Leaving the pictures aside, transcribe every line below exactly.
[start]
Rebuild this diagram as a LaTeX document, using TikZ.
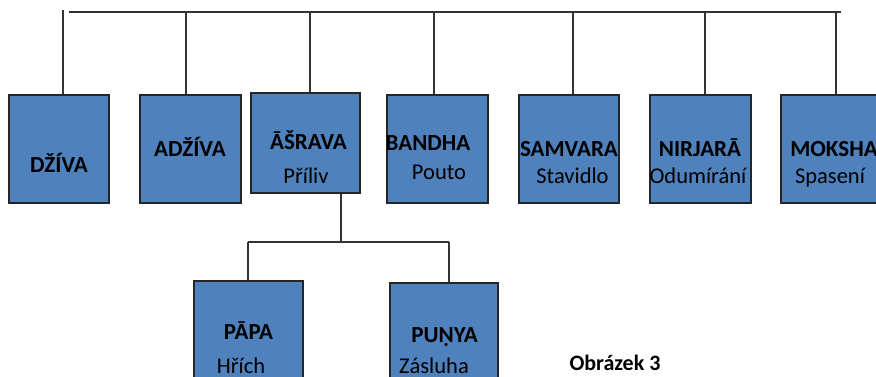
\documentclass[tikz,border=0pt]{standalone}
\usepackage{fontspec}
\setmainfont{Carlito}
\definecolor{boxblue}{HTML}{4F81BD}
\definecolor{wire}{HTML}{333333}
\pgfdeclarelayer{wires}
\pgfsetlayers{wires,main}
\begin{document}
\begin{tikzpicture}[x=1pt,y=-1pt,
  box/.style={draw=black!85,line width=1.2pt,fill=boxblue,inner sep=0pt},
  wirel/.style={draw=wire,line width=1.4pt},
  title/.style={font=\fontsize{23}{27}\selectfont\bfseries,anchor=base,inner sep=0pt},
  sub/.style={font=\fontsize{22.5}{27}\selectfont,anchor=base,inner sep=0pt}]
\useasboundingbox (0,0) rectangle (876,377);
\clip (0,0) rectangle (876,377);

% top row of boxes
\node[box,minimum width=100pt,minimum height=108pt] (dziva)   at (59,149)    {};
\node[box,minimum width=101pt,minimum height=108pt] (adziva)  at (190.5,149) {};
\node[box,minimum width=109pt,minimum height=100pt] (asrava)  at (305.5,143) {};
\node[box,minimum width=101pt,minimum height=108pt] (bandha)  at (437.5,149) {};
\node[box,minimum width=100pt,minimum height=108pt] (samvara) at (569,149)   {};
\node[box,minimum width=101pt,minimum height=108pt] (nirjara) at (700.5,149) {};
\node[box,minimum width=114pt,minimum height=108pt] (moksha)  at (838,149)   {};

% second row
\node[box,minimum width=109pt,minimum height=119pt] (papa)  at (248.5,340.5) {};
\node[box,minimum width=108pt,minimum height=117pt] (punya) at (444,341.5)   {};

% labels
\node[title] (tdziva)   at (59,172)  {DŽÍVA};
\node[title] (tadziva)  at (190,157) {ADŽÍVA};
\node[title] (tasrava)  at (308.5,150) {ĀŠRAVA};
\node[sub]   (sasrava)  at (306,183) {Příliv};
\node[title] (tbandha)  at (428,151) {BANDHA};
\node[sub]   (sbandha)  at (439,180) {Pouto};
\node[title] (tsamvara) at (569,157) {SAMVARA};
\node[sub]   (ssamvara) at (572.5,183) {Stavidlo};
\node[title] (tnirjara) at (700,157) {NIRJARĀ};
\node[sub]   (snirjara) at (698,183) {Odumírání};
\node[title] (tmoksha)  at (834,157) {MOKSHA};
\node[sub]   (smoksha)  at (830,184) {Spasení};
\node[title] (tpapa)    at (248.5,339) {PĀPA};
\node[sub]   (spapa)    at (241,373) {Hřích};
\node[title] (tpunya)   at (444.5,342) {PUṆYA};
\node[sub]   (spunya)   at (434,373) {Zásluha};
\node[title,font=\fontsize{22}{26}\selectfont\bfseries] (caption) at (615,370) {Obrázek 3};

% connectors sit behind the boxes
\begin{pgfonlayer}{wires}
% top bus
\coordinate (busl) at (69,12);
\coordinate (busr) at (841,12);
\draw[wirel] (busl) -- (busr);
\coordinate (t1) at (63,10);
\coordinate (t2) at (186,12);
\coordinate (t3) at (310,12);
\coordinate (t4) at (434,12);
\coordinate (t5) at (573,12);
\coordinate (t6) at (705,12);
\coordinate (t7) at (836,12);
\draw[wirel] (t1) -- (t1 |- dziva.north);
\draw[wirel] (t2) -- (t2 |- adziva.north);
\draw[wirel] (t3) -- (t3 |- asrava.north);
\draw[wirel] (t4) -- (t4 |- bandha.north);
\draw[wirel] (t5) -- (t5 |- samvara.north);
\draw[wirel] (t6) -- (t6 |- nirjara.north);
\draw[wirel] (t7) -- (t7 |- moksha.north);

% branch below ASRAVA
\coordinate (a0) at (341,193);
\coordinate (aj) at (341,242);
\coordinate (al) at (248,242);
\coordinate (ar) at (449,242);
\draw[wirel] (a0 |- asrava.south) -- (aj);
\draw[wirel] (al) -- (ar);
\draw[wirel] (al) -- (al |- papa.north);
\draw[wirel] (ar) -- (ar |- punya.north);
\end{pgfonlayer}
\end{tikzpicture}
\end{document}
[end]
#### Reply
Rebuild this diagram as a LaTeX document, using TikZ.
\documentclass[tikz,border=0pt]{standalone}
\usepackage{fontspec}
\setmainfont{Carlito}
\definecolor{boxblue}{HTML}{4F81BD}
\definecolor{wire}{HTML}{333333}
\pgfdeclarelayer{wires}
\pgfsetlayers{wires,main}
\begin{document}
\begin{tikzpicture}[x=1pt,y=-1pt,
  box/.style={draw=black!85,line width=1.2pt,fill=boxblue,inner sep=0pt},
  wirel/.style={draw=wire,line width=1.4pt},
  title/.style={font=\fontsize{23}{27}\selectfont\bfseries,anchor=base,inner sep=0pt},
  sub/.style={font=\fontsize{22.5}{27}\selectfont,anchor=base,inner sep=0pt}]
\useasboundingbox (0,0) rectangle (876,377);
\clip (0,0) rectangle (876,377);

% top row of boxes
\node[box,minimum width=100pt,minimum height=108pt] (dziva)   at (59,149)    {};
\node[box,minimum width=101pt,minimum height=108pt] (adziva)  at (190.5,149) {};
\node[box,minimum width=109pt,minimum height=100pt] (asrava)  at (305.5,143) {};
\node[box,minimum width=101pt,minimum height=108pt] (bandha)  at (437.5,149) {};
\node[box,minimum width=100pt,minimum height=108pt] (samvara) at (569,149)   {};
\node[box,minimum width=101pt,minimum height=108pt] (nirjara) at (700.5,149) {};
\node[box,minimum width=114pt,minimum height=108pt] (moksha)  at (838,149)   {};

% second row
\node[box,minimum width=109pt,minimum height=119pt] (papa)  at (248.5,340.5) {};
\node[box,minimum width=108pt,minimum height=117pt] (punya) at (444,341.5)   {};

% labels
\node[title] (tdziva)   at (59,172)  {DŽÍVA};
\node[title] (tadziva)  at (190,157) {ADŽÍVA};
\node[title] (tasrava)  at (308.5,150) {ĀŠRAVA};
\node[sub]   (sasrava)  at (306,183) {Příliv};
\node[title] (tbandha)  at (428,151) {BANDHA};
\node[sub]   (sbandha)  at (439,180) {Pouto};
\node[title] (tsamvara) at (569,157) {SAMVARA};
\node[sub]   (ssamvara) at (572.5,183) {Stavidlo};
\node[title] (tnirjara) at (700,157) {NIRJARĀ};
\node[sub]   (snirjara) at (698,183) {Odumírání};
\node[title] (tmoksha)  at (834,157) {MOKSHA};
\node[sub]   (smoksha)  at (830,184) {Spasení};
\node[title] (tpapa)    at (248.5,339) {PĀPA};
\node[sub]   (spapa)    at (241,373) {Hřích};
\node[title] (tpunya)   at (444.5,342) {PUṆYA};
\node[sub]   (spunya)   at (434,373) {Zásluha};
\node[title,font=\fontsize{22}{26}\selectfont\bfseries] (caption) at (615,370) {Obrázek 3};

% connectors sit behind the boxes
\begin{pgfonlayer}{wires}
% top bus
\coordinate (busl) at (69,12);
\coordinate (busr) at (841,12);
\draw[wirel] (busl) -- (busr);
\coordinate (t1) at (63,10);
\coordinate (t2) at (186,12);
\coordinate (t3) at (310,12);
\coordinate (t4) at (434,12);
\coordinate (t5) at (573,12);
\coordinate (t6) at (705,12);
\coordinate (t7) at (836,12);
\draw[wirel] (t1) -- (t1 |- dziva.north);
\draw[wirel] (t2) -- (t2 |- adziva.north);
\draw[wirel] (t3) -- (t3 |- asrava.north);
\draw[wirel] (t4) -- (t4 |- bandha.north);
\draw[wirel] (t5) -- (t5 |- samvara.north);
\draw[wirel] (t6) -- (t6 |- nirjara.north);
\draw[wirel] (t7) -- (t7 |- moksha.north);

% branch below ASRAVA
\coordinate (a0) at (341,193);
\coordinate (aj) at (341,242);
\coordinate (al) at (248,242);
\coordinate (ar) at (449,242);
\draw[wirel] (a0 |- asrava.south) -- (aj);
\draw[wirel] (al) -- (ar);
\draw[wirel] (al) -- (al |- papa.north);
\draw[wirel] (ar) -- (ar |- punya.north);
\end{pgfonlayer}
\end{tikzpicture}
\end{document}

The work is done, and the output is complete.